L’approche kazakhe va bien au-delà de la connectivité (commerce et transport), deux éléments clés de l’initiative chinoise « Belt and Road Initiative » (BRI), pour se rapprocher de la vision convergente de la BRI et de l’Union Économique Eurasienne (EAEU) dirigée par la Russie : un espace eurasien unique et intégré.

  1. Nazarbayev considère l’intégration des « stans »d’Asie centrale avec la Russie et les pays turcophones, dont bien sûr la Turquie, comme le fondement de son concept de Grande Eurasie.

Le corollaire inévitable est que l’ordre atlantiste – ainsi que la prédominance anglo-américaine dans les relations internationales – s’effrite, et ne convient certainement pas à l’Asie et à l’Eurasie. Un consensus se forme sous de nombreuses latitudes clés sur le fait que la force motrice du redémarrage de l’économie mondiale après la fin du XIXe siècle – et même d’un nouveau paradigme – viendra de l’Asie.

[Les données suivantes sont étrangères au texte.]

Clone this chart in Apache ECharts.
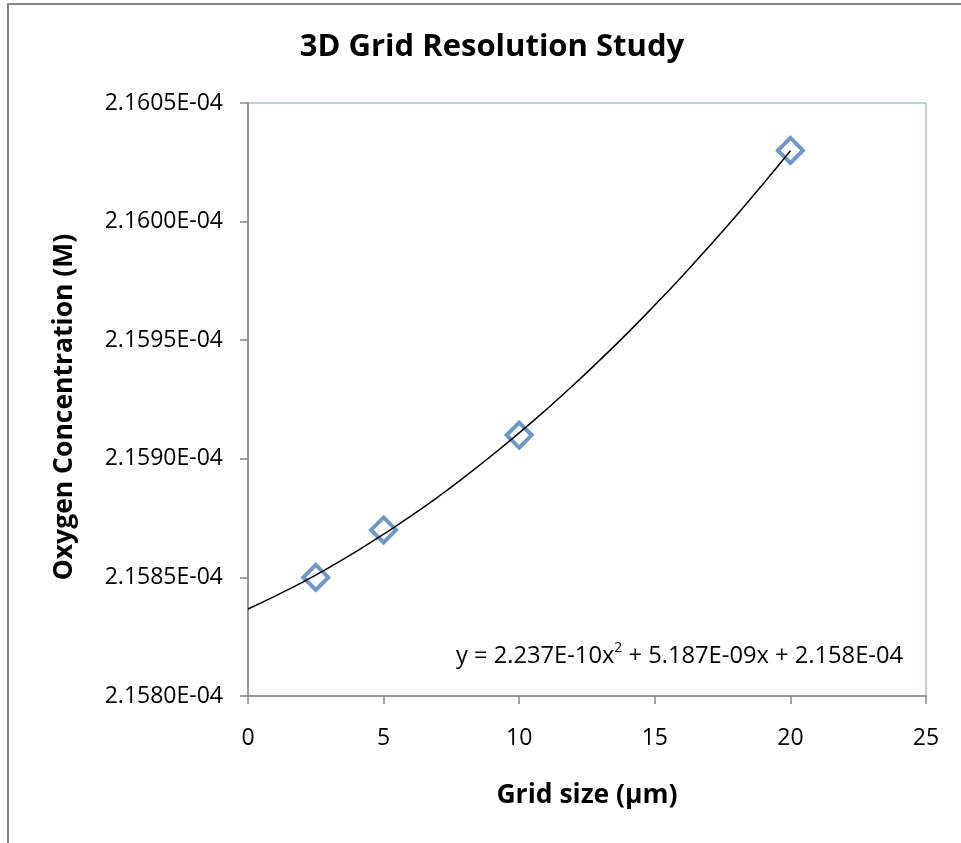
<!DOCTYPE html>
<html>
<head>
<meta charset="utf-8">
<script src="https://cdn.jsdelivr.net/npm/echarts@6/dist/echarts.min.js"></script>
<style>
  html, body { margin: 0; padding: 0; background: #fff; }
  #chart { width: 961px; height: 843px; }
</style>
</head>
<body>
<div id="chart"></div>
<script>
// measured points
const gridSize = [2.5, 5, 10, 20]
const oxygenConc = [2.1585e-4, 2.1587e-4, 2.1591e-4, 2.1603e-4]

// polynomial trendline at each whole micron
const trendX = [0, 1, 2, 3, 4, 5, 6, 7, 8, 9, 10, 11, 12, 13, 14, 15, 16, 17, 18, 19, 20]
const trendY = [
  2.158367e-4, 2.158421e-4, 2.158479e-4, 2.158542e-4, 2.158610e-4,
  2.158682e-4, 2.158758e-4, 2.158839e-4, 2.158925e-4, 2.159015e-4,
  2.159109e-4, 2.159208e-4, 2.159311e-4, 2.159419e-4, 2.159531e-4,
  2.159648e-4, 2.159769e-4, 2.159895e-4, 2.160025e-4, 2.160160e-4,
  2.160299e-4
]

const yTicks = { min: 2.158e-4, max: 2.1605e-4, step: 5e-8 }
const xTicks = { min: 0, max: 25, step: 5 }

const font = '"Open Sans", "Noto Sans", sans-serif'
const axisGray = '#868686'

const chart = echarts.init(document.getElementById('chart'))

chart.setOption({
  animation: false,
  title: {
    text: '3D Grid Resolution Study',
    left: 487,
    top: 27,
    textAlign: 'center',
    textStyle: { fontSize: 31, fontWeight: 'bold', fontFamily: font, color: '#000' }
  },
  grid: {
    left: 248,
    top: 103,
    right: 35,
    bottom: 147,
    show: true,
    borderColor: '#7b9fd4',
    borderWidth: 1
  },
  xAxis: {
    type: 'value',
    min: xTicks.min,
    max: xTicks.max,
    interval: xTicks.step,
    name: 'Grid size (µm)',
    nameLocation: 'middle',
    nameGap: 86,
    nameTextStyle: { fontSize: 26.5, fontWeight: 'bold', fontFamily: font, color: '#000' },
    axisLine: { show: true, lineStyle: { color: axisGray, width: 1.5 } },
    axisTick: { show: true, length: 8, lineStyle: { color: axisGray, width: 1.5 } },
    axisLabel: { margin: 31, fontSize: 23, fontFamily: font, color: '#000' },
    splitLine: { show: false }
  },
  yAxis: {
    type: 'value',
    min: yTicks.min,
    max: yTicks.max,
    interval: yTicks.step,
    axisLine: { show: true, lineStyle: { color: axisGray, width: 1.5 } },
    axisTick: { show: true, length: 8, lineStyle: { color: axisGray, width: 1.5 } },
    axisLabel: {
      margin: 25,
      fontSize: 23,
      fontFamily: font,
      color: '#000',
      formatter: v => v.toExponential(4).replace(/e([+-])(\d)$/, 'E$10$2')
    },
    splitLine: { show: false }
  },
  graphic: [
    {
      // outer chart frame
      type: 'rect',
      shape: { x: 8, y: 4, width: 2000, height: 2000 },
      style: { fill: 'none', stroke: '#878787', lineWidth: 2 },
      silent: true
    },
    {
      type: 'text',
      x: 64,
      y: 407,
      rotation: Math.PI / 2,
      style: {
        text: 'Oxygen Concentration (M)',
        font: 'bold 26.5px ' + font,
        fill: '#000',
        textAlign: 'center',
        textVerticalAlign: 'middle'
      }
    },
    {
      type: 'text',
      right: 58,
      top: 641,
      style: {
        text: '{a|y = 2.237E-10x}{s|2}{a| + 5.187E-09x + 2.158E-04}',
        rich: {
          a: { fontSize: 23.7, fontFamily: font, fill: '#000', lineHeight: 30 },
          s: { fontSize: 14, fontFamily: font, fill: '#000', verticalAlign: 'top', lineHeight: 30 }
        }
      }
    }
  ],
  series: [
    {
      name: 'Oxygen concentration',
      type: 'scatter',
      data: gridSize.map((x, i) => [x, oxygenConc[i]]),
      symbol: 'diamond',
      symbolSize: 25,
      itemStyle: { color: 'rgba(255,255,255,0)', borderColor: '#4a7ebb', borderWidth: 4 },
      z: 2
    },
    {
      name: 'Poly. trend',
      type: 'line',
      data: trendX.map((x, i) => [x, trendY[i]]),
      smooth: true,
      showSymbol: false,
      symbol: 'none',
      lineStyle: { color: '#000', width: 1.5 },
      z: 3
    }
  ]
})
</script>
</body>
</html>
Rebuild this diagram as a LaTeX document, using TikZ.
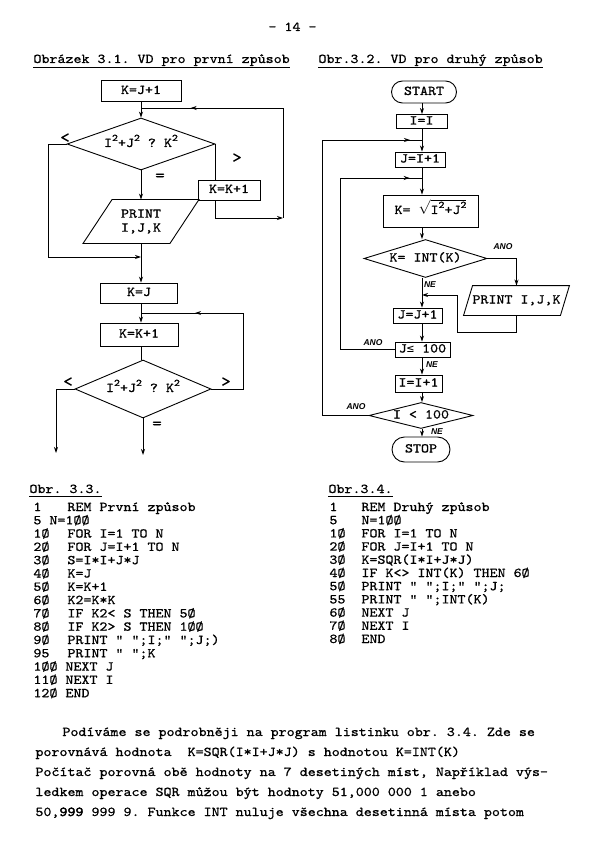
\documentclass[tikz,border=0pt]{standalone}
\usepackage{fontspec}
\setmainfont{lmmono10-regular.otf}[Ligatures=TeXOff, FakeBold=0.8, FakeStretch=1.13]
\setmonofont{lmmono10-regular.otf}[Ligatures=TeXOff, FakeBold=0.8, FakeStretch=1.13]
\newfontfamily\boldmono{lmmono10-regular.otf}[Ligatures=TeXOff, FakeBold=3, FakeStretch=1.13]
\newfontfamily\handfont{Liberation Sans}
\newfontfamily\symfont{DejaVu Sans Mono}
\usetikzlibrary{shapes.geometric,arrows.meta,decorations.markings}
\newcommand\supx[1]{\raisebox{0.45em}{\fontsize{10}{10}\selectfont #1}}
\frenchspacing
\begin{document}
\begin{tikzpicture}[x=1pt,y=-1pt,line width=0.9pt,
  every node/.style={font=\fontsize{13.5}{15}\selectfont},
  lbl/.style={anchor=west, inner sep=0pt, text height=0.6em, text depth=0pt},
  rbox/.style={draw, rectangle, inner sep=0pt, text height=0.6em, text depth=0pt},
  term/.style={rbox, rounded corners=#1},
  dia/.style={draw, diamond, inner sep=0pt, aspect=3, text height=0.6em, text depth=0pt},
  ghost/.style={rectangle, inner sep=0pt},
  hand/.style={inner sep=0pt, font=\handfont\bfseries\itshape\fontsize{8.5}{9}\selectfont},
  sign/.style={inner sep=0pt, font=\fontsize{16}{16}\selectfont},
  arr/.style={-{Stealth[length=6pt,width=4pt]}},
  midarrow/.style={postaction={decorate}, decoration={markings, mark=at position #1 with {\arrow{Stealth[length=6pt,width=4pt]}}}}]
\path[fill=white, use as bounding box] (0,0) rectangle (600,842);

% header and titles
\node[lbl] (pg) at (268,28) {- 14 -};
\node[lbl] (t1) at (33,60) {Obrázek 3.1. VD pro první způsob};
\node[lbl] (t2) at (318,60) {Obr.3.2. VD pro druhý způsob};
\draw[line width=0.8pt] ([yshift=-3.5pt]t1.south west) -- ([yshift=-3.5pt]t1.south east);
\draw[line width=0.8pt] ([yshift=-3.5pt]t2.south west) -- ([yshift=-3.5pt]t2.south east);

% ===== left flowchart =====
\node[rbox, minimum width=80pt, minimum height=21pt] (a1) at (141,91) {K=J+1};
\node[dia, minimum width=148pt, minimum height=52pt] (d1) at (141,144) {I\supx{2}+J\supx{2} ? K\supx{2}};
\node[rbox, minimum width=62pt, minimum height=20pt] (b2) at (229,190) {K=K+1};
\node[ghost, minimum width=86pt, minimum height=43pt, align=center, font=\fontsize{13.5}{14}\selectfont] (p1) at (141,221.5) {PRINT\\I,J,K};
\draw ([xshift=14.5pt]p1.north west) -- ([xshift=14.5pt]p1.north east) -- ([xshift=-14.5pt]p1.south east) -- ([xshift=-14.5pt]p1.south west) -- cycle;
\node[rbox, minimum width=77pt, minimum height=20pt] (b3) at (139,293) {K=J};
\node[rbox, minimum width=78pt, minimum height=23pt] (b4) at (139,334.5) {K=K+1};
\node[dia, minimum width=136pt, minimum height=58pt] (d2) at (143,389) {I\supx{2}+J\supx{2} ? K\supx{2}};

\coordinate (m1) at (141,108);
\coordinate (r1) at (283,218);
\coordinate (l1) at (48,257);
\coordinate (r2) at (243,313);
\coordinate (e1) at (141,455);
\coordinate (e2) at (56,453);

\draw[arr] (a1.south) -- (d1.north);
\draw[arr] (d1.south) -- (p1.north);
\draw (d1.east) -- (d1.east |- b2.north);
\draw[arr] (d1.east |- b2.south) |- (r1);
\draw (r1) -- (r1 |- m1);
\draw[midarrow=0.65] (r1 |- m1) -- (m1);
\draw (d1.west) -| (l1);
\draw[arr] (l1) -- (l1 -| p1.south);
\draw[arr] (p1.south) -- (p1.south |- b3.north);
\draw[arr] (p1.south |- b3.south) -- (p1.south |- b4.north);
\draw (p1.south |- b4.south) -- (p1.south |- d2.north);
\draw (d2.east) -| (r2);
\draw[midarrow=0.47] (r2) -- (r2 -| p1.south);
\draw[arr] (d2.south) -- (d2.south |- e1);
\draw[arr] (d2.west) -| (e2);

\node[sign] (lt1) at (65,138) {<};
\node[sign] (gt1) at (237,158) {>};
\node[sign] (eq1) at (160,177) {=};
\node[sign] (lt2) at (68,382) {<};
\node[sign] (gt2) at (226,382) {>};
\node[sign] (eq2) at (157,425) {=};

% ===== right flowchart =====
\coordinate (col) at (422,0);
\node[term=11pt, minimum width=65pt, minimum height=22pt] (s1) at (424,92) {START};
\node[rbox, minimum width=51pt, minimum height=14pt] (i1) at (421.5,121.5) {I=I};
\node[rbox, minimum width=50pt, minimum height=15pt] (j1) at (420,159.5) {J=I+1};
\node[rbox, minimum width=95pt, minimum height=32pt] (k1) at (430.5,211) {K= $\sqrt{\mbox{I\supx{2}+J\supx{2}}}$};
\node[dia, minimum width=123pt, minimum height=38pt] (d3) at (425.5,258.5) {K= INT(K)};
\node[ghost, minimum width=96pt, minimum height=29pt, text height=0.6em, text depth=0pt] (p2) at (516.5,300.5) {PRINT I,J,K};
\draw ([xshift=4.5pt]p2.north west) -- ([xshift=4.5pt]p2.north east) -- ([xshift=-4.5pt]p2.south east) -- ([xshift=-4.5pt]p2.south west) -- cycle;
\node[rbox, minimum width=49pt, minimum height=15pt] (j2) at (417.5,315.5) {J=J+1};
\node[rbox, minimum width=55pt, minimum height=15pt] (j3) at (422.5,349.5) {J{\symfont\fontsize{12}{12}\selectfont ≤} 100};
\node[rbox, minimum width=47pt, minimum height=17pt] (i2) at (418.5,383.5) {I=I+1};
\node[dia, minimum width=104pt, minimum height=26pt] (d4) at (421,415.5) {I < 100};
\node[term=12.5pt, minimum width=58pt, minimum height=25pt] (s2) at (421,449.5) {STOP};

\coordinate (q1) at (457,332);
\coordinate (q2) at (457,295);
\coordinate (o1) at (322,140);
\coordinate (o2) at (340,178);

\draw[arr] (col |- s1.south) -- (col |- i1.north);
\draw[arr] (col |- i1.south) -- (col |- j1.north);
\draw[arr] (col |- j1.south) -- (col |- k1.north);
\draw[arr] (col |- k1.south) -- (col |- d3.north);
\draw[arr] (col |- d3.south) -- (col |- j2.north);
\draw[arr] (col |- j2.south) -- (col |- j3.north);
\draw[arr] (col |- j3.south) -- (col |- i2.north);
\draw[arr] (col |- i2.south) -- (col |- d4.north);
\draw[arr] (col |- d4.south) -- (col |- s2.north);
\draw[arr] (d3.east) -| (p2.north);
\draw (p2.south) |- (q1) -- (q2);
\draw[arr] (q2) -- (col |- q2);
\draw (d4.west) -| (o1);
\draw[midarrow=0.88] (o1) -- (col |- o1);
\draw (j3.west) -| (o2);
\draw[midarrow=0.85] (o2) -- (col |- o2);

\node[hand] (h1) at (503,247) {ANO};
\node[hand] (h2) at (430,285) {NE};
\node[hand] (h3) at (373,343) {ANO};
\node[hand] (h4) at (432,365) {NE};
\node[hand] (h5) at (356,407) {ANO};
\node[hand] (h6) at (437,432) {NE};

% ===== listings =====
\node[lbl] (o33) at (29,490) {Obr. 3.3.};
\draw[line width=0.8pt] ([yshift=-3pt]o33.south west) -- ([yshift=-3pt]o33.south east);
\node[lbl] (o34) at (328,490) {Obr.3.4.};
\draw[line width=0.8pt] ([yshift=-3pt]o34.south west) -- ([yshift=-3pt]o34.south east);

\node[lbl] (ln0) at (33,508) {1};      \node[lbl] (ls0) at (67,508) {REM První způsob};
\node[lbl] (ln1) at (33,521.3) {5 N=1ØØ};
\node[lbl] (ln2) at (33,534.6) {1Ø};   \node[lbl] (ls2) at (67,534.6) {FOR I=1 TO N};
\node[lbl] (ln3) at (33,547.9) {2Ø};   \node[lbl] (ls3) at (67,547.9) {FOR J=I+1 TO N};
\node[lbl] (ln4) at (33,561.2) {3Ø};   \node[lbl] (ls4) at (67,561.2) {S=I*I+J*J};
\node[lbl] (ln5) at (33,574.5) {4Ø};   \node[lbl] (ls5) at (67,574.5) {K=J};
\node[lbl] (ln6) at (33,587.8) {5Ø};   \node[lbl] (ls6) at (67,587.8) {K=K+1};
\node[lbl] (ln7) at (33,601.1) {6Ø};   \node[lbl] (ls7) at (67,601.1) {K2=K*K};
\node[lbl] (ln8) at (33,614.4) {7Ø};   \node[lbl] (ls8) at (67,614.4) {IF K2< S THEN 5Ø};
\node[lbl] (ln9) at (33,627.7) {8Ø};   \node[lbl] (ls9) at (67,627.7) {IF K2> S THEN 1ØØ};
\node[lbl] (ln10) at (33,641) {9Ø};    \node[lbl] (ls10) at (67,641) {PRINT " ";I;" ";J;)};
\node[lbl] (ln11) at (33,654.3) {95};  \node[lbl] (ls11) at (67,654.3) {PRINT " ";K};
\node[lbl] (ln12) at (33,667.6) {1ØØ NEXT J};
\node[lbl] (ln13) at (33,680.9) {11Ø NEXT I};
\node[lbl] (ln14) at (33,694.2) {12Ø END};

\node[lbl] (rn0) at (329,508) {1};     \node[lbl] (rs0) at (361,508) {REM Druhý způsob};
\node[lbl] (rn1) at (329,521.2) {5};   \node[lbl] (rs1) at (361,521.2) {N=1ØØ};
\node[lbl] (rn2) at (329,534.4) {1Ø};  \node[lbl] (rs2) at (361,534.4) {FOR I=1 TO N};
\node[lbl] (rn3) at (329,547.6) {2Ø};  \node[lbl] (rs3) at (361,547.6) {FOR J=I+1 TO N};
\node[lbl] (rn4) at (329,560.8) {3Ø};  \node[lbl] (rs4) at (361,560.8) {K=SQR(I*I+J*J)};
\node[lbl] (rn5) at (329,574) {4Ø};    \node[lbl] (rs5) at (361,574) {IF K<> INT(K) THEN 6Ø};
\node[lbl] (rn6) at (329,587.2) {5Ø};  \node[lbl] (rs6) at (361,587.2) {PRINT " ";I;" ";J;};
\node[lbl] (rn7) at (329,600.4) {55};  \node[lbl] (rs7) at (361,600.4) {PRINT " ";INT(K)};
\node[lbl] (rn8) at (329,613.6) {6Ø};  \node[lbl] (rs8) at (361,613.6) {NEXT J};
\node[lbl] (rn9) at (329,626.8) {7Ø};  \node[lbl] (rs9) at (361,626.8) {NEXT I};
\node[lbl] (rn10) at (329,640) {8Ø};   \node[lbl] (rs10) at (361,640) {END};

% ===== body text =====
\node[lbl] (p01) at (62,733) {Podíváme se podrobněji na program listinku obr. 3.4. Zde se};
\node[lbl] (p02) at (35,753) {porovnává hodnota~ K=SQR(I*I+J*J) s hodnotou K=INT(K)};
\node[lbl] (p03) at (35,773) {Počítač porovná obě hodnoty na 7 desetiných míst, Například výs-};
\node[lbl] (p04) at (35,793) {ledkem operace SQR můžou být hodnoty 51,000 000 1 anebo};
\node[lbl] (p05) at (35,813) {50,{\boldmono 999} 999 9. Funkce INT nuluje všechna desetinná místa potom};
\end{tikzpicture}
\end{document}
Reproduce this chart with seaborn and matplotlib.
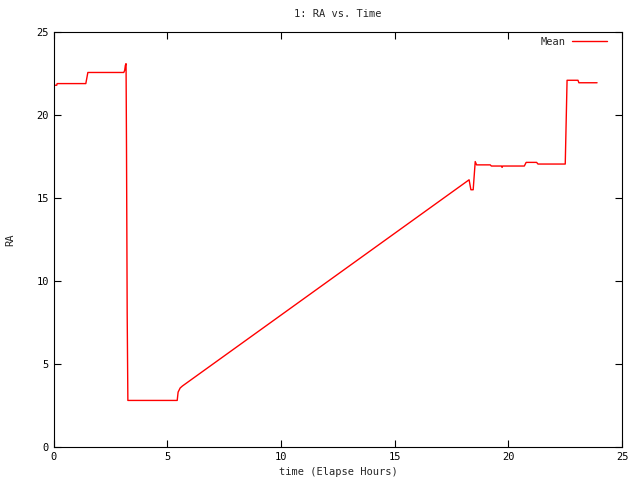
import matplotlib
matplotlib.use("Agg")
import matplotlib.pyplot as plt
import seaborn as sns
import pandas as pd

# elapsed hours and mean RA
time_hours = [0.0, 0.13, 0.15, 1.41, 1.5, 3.08, 3.12, 3.15, 3.18, 3.2, 3.23, 3.26,
              5.43, 5.47, 5.56, 5.66, 18.27, 18.35, 18.45, 18.54, 18.6, 19.2, 19.25,
              19.7, 19.72, 19.75, 20.7, 20.78, 21.24, 21.3, 22.5, 22.58, 23.06, 23.1, 23.9]
ra_mean = [21.8, 21.8, 21.9, 21.9, 22.57, 22.57, 22.7, 23.0, 23.1, 18.0, 8.0, 2.8,
           2.8, 3.3, 3.55, 3.67, 16.1, 15.5, 15.5, 17.2, 17.0, 17.0, 16.93,
           16.93, 16.85, 16.93, 16.93, 17.15, 17.15, 17.05, 17.05, 22.1, 22.1, 21.95, 21.95]

x_ticks = [0, 5, 10, 15, 20, 25]
y_ticks = [0, 5, 10, 15, 20, 25]

df = pd.DataFrame({"time": time_hours, "RA": ra_mean})

sns.set_style("white")
plt.rcParams['font.family'] = ['DejaVu Sans Mono', 'DejaVu Sans']

fig, ax = plt.subplots(figsize=(6.4, 4.8), dpi=100)
fig.subplots_adjust(left=0.084, right=0.972, top=0.933, bottom=0.069)

sns.lineplot(data=df, x="time", y="RA", color="red", linewidth=1, label="Mean", ax=ax)

ax.set_xlim(0, 25)
ax.set_ylim(0, 25)
ax.set_xticks(x_ticks)
ax.set_yticks(y_ticks)
ax.tick_params(direction="in", length=5, width=0.8, labelsize=7.5,
               top=True, right=True, bottom=True, left=True, colors="black")
for s in ax.spines.values():
    s.set_color("black")
    s.set_linewidth(0.8)

ax.set_title("1: RA vs. Time", fontsize=7.5, pad=11)
ax.set_xlabel("time (Elapse Hours)", fontsize=7.5, labelpad=4)
ax.set_ylabel("RA", fontsize=7.5, labelpad=15)

leg = ax.legend(loc="upper right", bbox_to_anchor=(0.986, 1.006), frameon=False,
                fontsize=7.5, handlelength=3.3, handletextpad=0.7,
                markerfirst=False, borderaxespad=0.3)

fig.savefig("out.png", dpi=100)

Parallèlement, le bureau de M. Nazarbayev fait valoir un point crucial :

« Une réponse purement asiatique ou orientale a peu de chances de convenir à l’Occident collectif, qui est également à la recherche de modèles optimaux de la structure du monde. L’initiative chinoise « Nouvelles Routes de la Soie » a clairement montré que les pays occidentaux ne sont pas psychologiquement prêts à voir la Chine comme un leader ».

Nur-Sultan reste néanmoins convaincu que la seule solution possible serait de facto un nouveau paradigme dans les relations internationales. Nazarbayev soutient que les clés pour résoudre la crise actuelle ne se trouvent pas à Moscou, Pékin ou Washington, mais dans un nœud de transit stratégique, comme le Kazakhstan, où les intérêts de tous les acteurs mondiaux se croisent.

D’où la pression exercée pour que le Kazakhstan – l’un des carrefours clés entre l’Europe et l’Asie, aux côtés de la Turquie et de l’Iran – devienne le médiateur optimal permettant à la Grande Eurasie de s’épanouir dans la pratique. C’est l’option la plus séduisante: sinon, nous semblons condamnés à vivre une autre guerre froide.